食堂里工作,最脏的活是喂猪和打扫猪圈。这些事我都干过。有一次猪病了,几天不拉屎。我还跑到克拉玛依市里去买药,回来后和徐蜡林师傅一起给猪灌药。徐蜡林师傅这时不知什么原因,也来到食堂成了我的“下级”。他的到来更说明领导对食堂的重视。我对食堂的管理工作也渐渐熟悉,每天清点饭菜票,定期将饭菜票送到厂部总食堂。因为饭菜票由厂部出售,全厂通用。厂部总食堂定期给我们送食堂物资。有时要我们自己去取,我曾赶着厂部总食堂的毛驴车把东西拉回来。每月还要盘存,下到地窖里(那时没有冰箱),把物资分门别类地秤一遍,然后公开账目。
我严格要求自己。即使是同学来了,吃饭也没有少要过一分钱。队长方加华来买饭,我也绝不会多给他一块肉。

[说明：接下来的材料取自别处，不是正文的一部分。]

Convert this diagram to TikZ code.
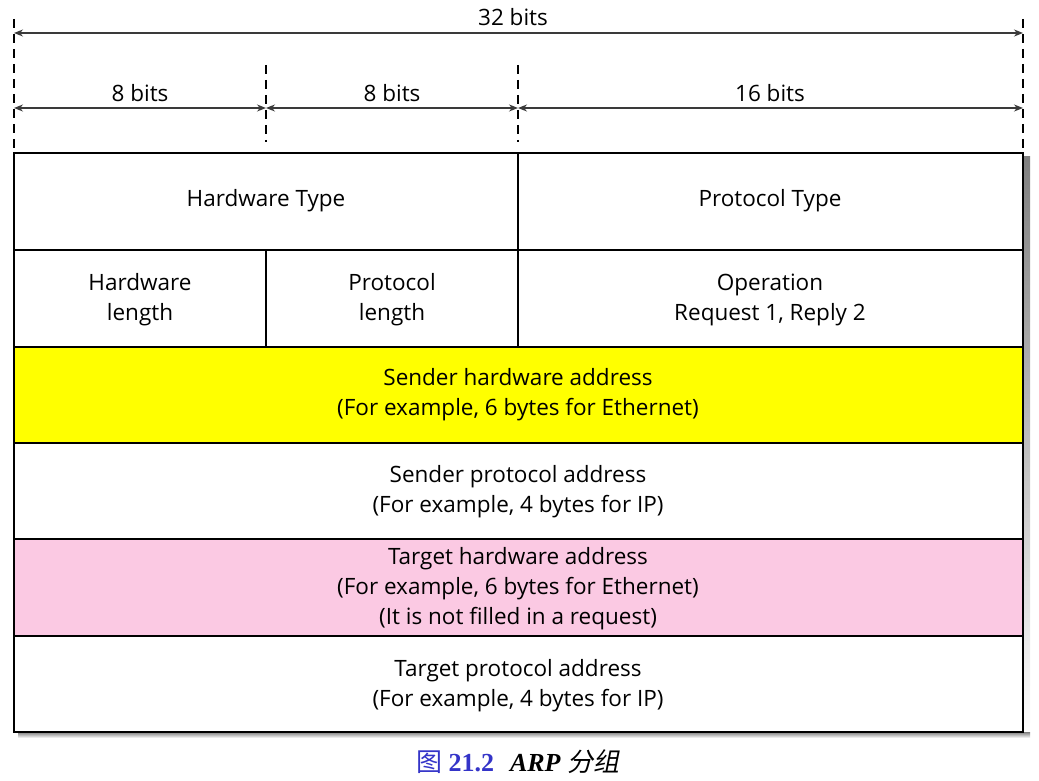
\documentclass[tikz,border=0pt]{standalone}
\usepackage{fontspec}
\setmainfont{Open Sans}
\newfontfamily\cjk{Noto Sans CJK SC}
\newfontfamily\cjkit[FakeSlant=0.2]{Noto Sans CJK SC}
\newfontfamily\capserif{Liberation Serif}
\usetikzlibrary{arrows.meta}
\definecolor{pinkfill}{HTML}{FBC9E3}
\definecolor{yelfill}{HTML}{FFFF00}
\definecolor{capblue}{HTML}{3434C8}
\definecolor{shade}{HTML}{2E2E2E}
\definecolor{linegray}{HTML}{3A3A3A}
\begin{document}
\begin{tikzpicture}[x=1pt,y=-1pt,
  cell/.style={draw=black,line width=1.6pt},
  lbl/.style={font=\fontsize{22.5}{30}\selectfont,align=center,inner sep=0pt},
  dimline/.style={draw=linegray,line width=1.4pt,{Stealth[length=9pt,width=7pt]}-{Stealth[length=9pt,width=7pt]}},
  guide/.style={draw=black,line width=1.6pt,dash pattern=on 9pt off 6pt}]
\useasboundingbox (0,0) rectangle (1039,781);
% shadow
\fill[shade] (1023,157) rectangle (1030,738);
\fill[shade] (18,732) rectangle (1030,738);
% rows
\draw[cell,fill=white] (14,153) rectangle (518,250);
\draw[cell,fill=white] (518,153) rectangle (1023,250);
\draw[cell,fill=white] (14,250) rectangle (266,347);
\draw[cell,fill=white] (266,250) rectangle (518,347);
\draw[cell,fill=white] (518,250) rectangle (1023,347);
\draw[cell,fill=yelfill] (14,347) rectangle (1023,443);
\draw[cell,fill=white] (14,443) rectangle (1023,539);
\draw[cell,fill=pinkfill] (14,539) rectangle (1023,636);
\draw[cell,fill=white] (14,636) rectangle (1023,732);
% labels
\node[lbl] (hwt) at (266,201) {Hardware Type};
\node[lbl] (prt) at (770,201) {Protocol Type};
\node[lbl] (hwl) at (140,300) {Hardware\\length};
\node[lbl] (prl) at (392,300) {Protocol\\length};
\node[lbl] (op) at (770,300) {Operation\\Request 1, Reply 2};
\node[lbl] (sha) at (518,395) {Sender hardware address\\(For example, 6 bytes for Ethernet)};
\node[lbl] (spa) at (518,492) {Sender protocol address\\(For example, 4 bytes for IP)};
\node[lbl] (tha) at (518,589) {Target hardware address\\(For example, 6 bytes for Ethernet)\\(It is not filled in a request)};
\node[lbl] (tpa) at (518,686) {Target protocol address\\(For example, 4 bytes for IP)};
% guides
\coordinate (g0t) at (14,19); \coordinate (g0b) at (14,148);
\coordinate (g3t) at (1023,19); \coordinate (g3b) at (1023,148);
\coordinate (g1t) at (266,65); \coordinate (g1b) at (266,142);
\coordinate (g2t) at (518,65); \coordinate (g2b) at (518,142);
\draw[guide] (g0t) -- (g0b);
\draw[guide] (g3t) -- (g3b);
\draw[guide] (g1t) -- (g1b);
\draw[guide] (g2t) -- (g2b);
% dimension arrows
\coordinate (a0) at (14,33); \coordinate (a3) at (1023,33);
\coordinate (b0) at (14,108); \coordinate (b1) at (266,108);
\coordinate (b2) at (518,108); \coordinate (b3) at (1023,108);
\draw[dimline] (a0) -- (a3);
\draw[dimline] (b0) -- (b1);
\draw[dimline] (b1) -- (b2);
\draw[dimline] (b2) -- (b3);
\node[lbl] (t32) at (513,17) {32 bits};
\node[lbl] (t8a) at (140,93) {8 bits};
\node[lbl] (t8b) at (392,93) {8 bits};
\node[lbl] (t16) at (770,93) {16 bits};
% caption
\node[inner sep=0pt,font=\fontsize{26}{30}\selectfont] (cap) at (518,762)
  {\textcolor{capblue}{\cjk 图\ \capserif\bfseries 21.2}\hspace{16pt}{\capserif\bfseries\itshape ARP} {\cjkit 分组}};
\end{tikzpicture}
\end{document}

我只“腐败”过一次。那天食堂里杀猪,蒋根宝师傅把猪宰了。他在猪腿上划了一个小口,再用自行车的打气筒向里打气。猪全身都鼓起来了。我们把猪抬到大锅里,用热水烫。让我真正看到了什么是“死猪不怕开水烫”。热水烫过,猪毛就容易去掉了。然后再开膛,取出“下水”等等。以前光知道猪肉好吃,没想到:猪好不容易养肥了,杀起来还那么复杂。猪杀好后,蒋师傅从里脊上削下来一条肉,当即炒了一盘;我们几个炊事员几筷子就“消灭”了。师傅们说这是传统。我也不好反对了,而且也吃了。一吃才知道他们为什么要这么做。刚杀好的猪,肉是太鲜了。对我来说,吃这样鲜的肉是空前的也是绝后的。结论是:要想吃到这么鲜的肉,就要去当炊事员或者当杀猪匠。